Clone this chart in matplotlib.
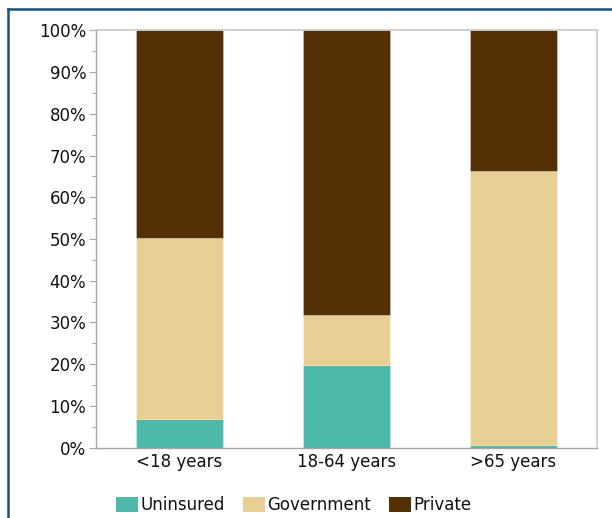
import matplotlib
matplotlib.use("Agg")
import matplotlib.pyplot as plt
from matplotlib.lines import Line2D
from matplotlib.patches import Patch
from matplotlib.ticker import MultipleLocator, PercentFormatter
import numpy as np

# Health insurance coverage by age group (% of population)
age_groups = ["<18 years", "18-64 years", ">65 years"]
uninsured = [6.8, 19.8, 0.7]
government = [43.4, 12.1, 65.6]
private = [49.8, 68.1, 33.7]

series_names = ["Uninsured", "Government", "Private"]
colors = ["#4CB9A9", "#E8D095", "#533104"]

plt.rcParams["font.family"] = ["DejaVu Sans"]

fig = plt.figure(figsize=(6.12, 5.18), dpi=100)
ax = fig.add_axes([96 / 612, 1 - 447.7 / 518, 501 / 612, 417.4 / 518])

x = np.arange(len(age_groups))
bottom = np.zeros(len(age_groups))
for name, vals, col in zip(series_names, [uninsured, government, private], colors):
    ax.bar(x, vals, width=0.515, bottom=bottom, color=col,
           edgecolor=(1, 1, 1, 0.35), linewidth=0.6, label=name, zorder=2)
    bottom += np.array(vals)

ax.set_xlim(-0.5, 2.5)
ax.set_ylim(0, 100)
ax.set_xticks(x)
ax.set_xticklabels(age_groups, fontsize=12, color="#111111")
ax.tick_params(axis="x", length=0, pad=4)

ax.yaxis.set_major_locator(MultipleLocator(10))
ax.yaxis.set_minor_locator(MultipleLocator(5))
ax.yaxis.set_major_formatter(PercentFormatter(decimals=0))
ax.tick_params(axis="y", which="major", length=5, width=0.8, color="#A6A6A6",
               labelsize=12, labelcolor="#111111", pad=2)
ax.tick_params(axis="y", which="minor", length=3, width=0.8, color="#A6A6A6")

for side in ["top", "right"]:
    ax.spines[side].set_color("#C8C8C8")
    ax.spines[side].set_linewidth(1.2)
for side in ["left", "bottom"]:
    ax.spines[side].set_color("#A6A6A6")
    ax.spines[side].set_linewidth(1.0)

handles = [Patch(facecolor=c, edgecolor="none") for c in colors]
fig.legend(handles, series_names, loc="center", ncol=3,
           bbox_to_anchor=(294 / 612, 1 - 505 / 518), frameon=False,
           fontsize=12, handlelength=1.3, handleheight=1.05,
           handletextpad=0.15, columnspacing=1.1, labelcolor="#111111")

# frame lines along the top and left edge of the slide
border = "#1F4E79"
fig.add_artist(Line2D([7.5 / 612, 1.0], [1 - 8.5 / 518, 1 - 8.5 / 518],
                      transform=fig.transFigure, color=border, linewidth=1.8,
                      solid_capstyle="projecting"))
fig.add_artist(Line2D([7.5 / 612, 7.5 / 612], [1 - 8.5 / 518, 0.0],
                      transform=fig.transFigure, color=border, linewidth=1.8,
                      solid_capstyle="projecting"))

fig.savefig("out.png", dpi=100)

_Task brief_
Only lines belong in the copy: transcribe those from the start of the data through the line that contains "bottom += np.array(vals)", and skip the pictures.

_Exercise output_
Clone this chart in matplotlib.
import matplotlib
matplotlib.use("Agg")
import matplotlib.pyplot as plt
from matplotlib.lines import Line2D
from matplotlib.patches import Patch
from matplotlib.ticker import MultipleLocator, PercentFormatter
import numpy as np

# Health insurance coverage by age group (% of population)
age_groups = ["<18 years", "18-64 years", ">65 years"]
uninsured = [6.8, 19.8, 0.7]
government = [43.4, 12.1, 65.6]
private = [49.8, 68.1, 33.7]

series_names = ["Uninsured", "Government", "Private"]
colors = ["#4CB9A9", "#E8D095", "#533104"]

plt.rcParams["font.family"] = ["DejaVu Sans"]

fig = plt.figure(figsize=(6.12, 5.18), dpi=100)
ax = fig.add_axes([96 / 612, 1 - 447.7 / 518, 501 / 612, 417.4 / 518])

x = np.arange(len(age_groups))
bottom = np.zeros(len(age_groups))
for name, vals, col in zip(series_names, [uninsured, government, private], colors):
    ax.bar(x, vals, width=0.515, bottom=bottom, color=col,
           edgecolor=(1, 1, 1, 0.35), linewidth=0.6, label=name, zorder=2)
    bottom += np.array(vals)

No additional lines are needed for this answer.